To some extent and in some places, yes, but that's true of OTL too. The new interpretations are as vulnerable to institutionalization as any other; for instance, consider how Belloism, which was founded on the principle of withdrawal from politics, has become a state religion in Bornu through radical redefinition of what "politics" are.

Also, communal spirituality is different from individual spirituality; within those groups that emphasize communal solidarity and mutual aid over the individual search for truth, remaining within the consensus will be important.

I think its going to be very cool to see how Europe divides up Africa in this timeline, or if they do at all (probable, isn't it?) We'll start seeing some major changes to that map in a little while, I'm pretty sure.

They'll try, that much is clear. And yes, there will be some major changes to the map between now and the post-Great War settlement.

Hrm.... This discussion reminds me of Mormonism, somehow. Odd. :rolleyes:

Well, it's not like the Mormons were the first to take an established religion's toolkit and add something new to it. The spectrum of how Syrian and Lebanese Muslims view the Druze is roughly similar to the spectrum of American Christian views of Mormonism, right down to the "are they or aren't they" debate. That's right about where TTL's Baha'i will fit.

This update seems to imply that the French would be holding the conference ITTL - why would it be in Brussels?

I know, somewhat nit-picky, but I guess I'm just at a loss as to why a France that ITTL is still seen as the #2 world power (vs Britain), and, if not the hegemon of Europe, certainly the clear greater power on the continent (vs Prussia/Germany), wouldn't be holding the international conference to settle Africa.

My rationale is that, while the French are orchestrating the conference, they figure the optics would look better if it were held in a neutral country without African holdings. Brussels, Amsterdam, Copenhagen, Stockholm, Geneva - pick your poison.

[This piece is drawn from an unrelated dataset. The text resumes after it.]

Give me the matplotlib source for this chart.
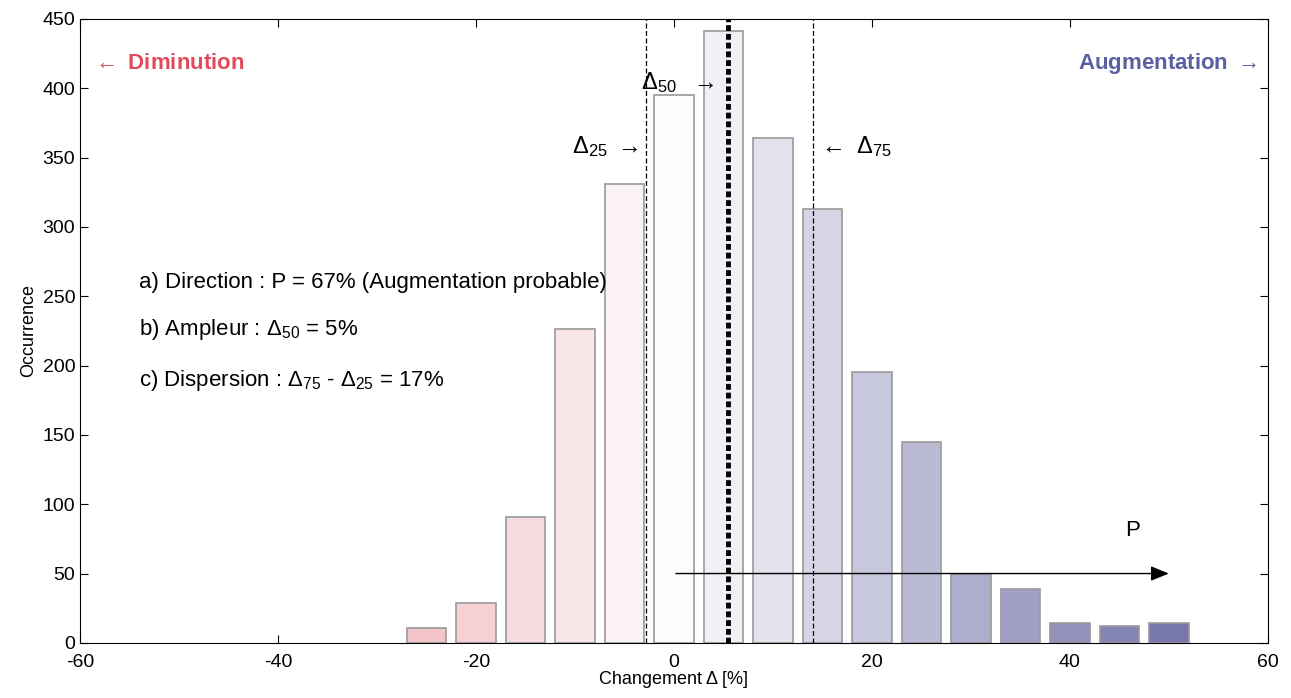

I'm not married to the idea, though, and I'm willing to be persuaded that it would take place in Paris.
 
My rationale is that, while the French are orchestrating the conference, they figure the optics would look better if it were held in a neutral country without African holdings. Brussels, Amsterdam, Copenhagen, Stockholm, Geneva - pick your poison.

I'm not married to the idea, though, and I'm willing to be persuaded that it would take place in Paris.
I think Brussels is OK. IOTL Berlin worked because 1) Bismarck had established himself as "honest broker" already, 2) Germany was only a 2nd-tier competitor in Africa, and 3) Bismarck had managed for Germany to have good relations with every European power bar France. The Brits didn't have a problem with going to Berlin and France couldn't afford not to attend. ITTL, France as Britain's main competitor would indeed do better to hold the meeting in a neutral place.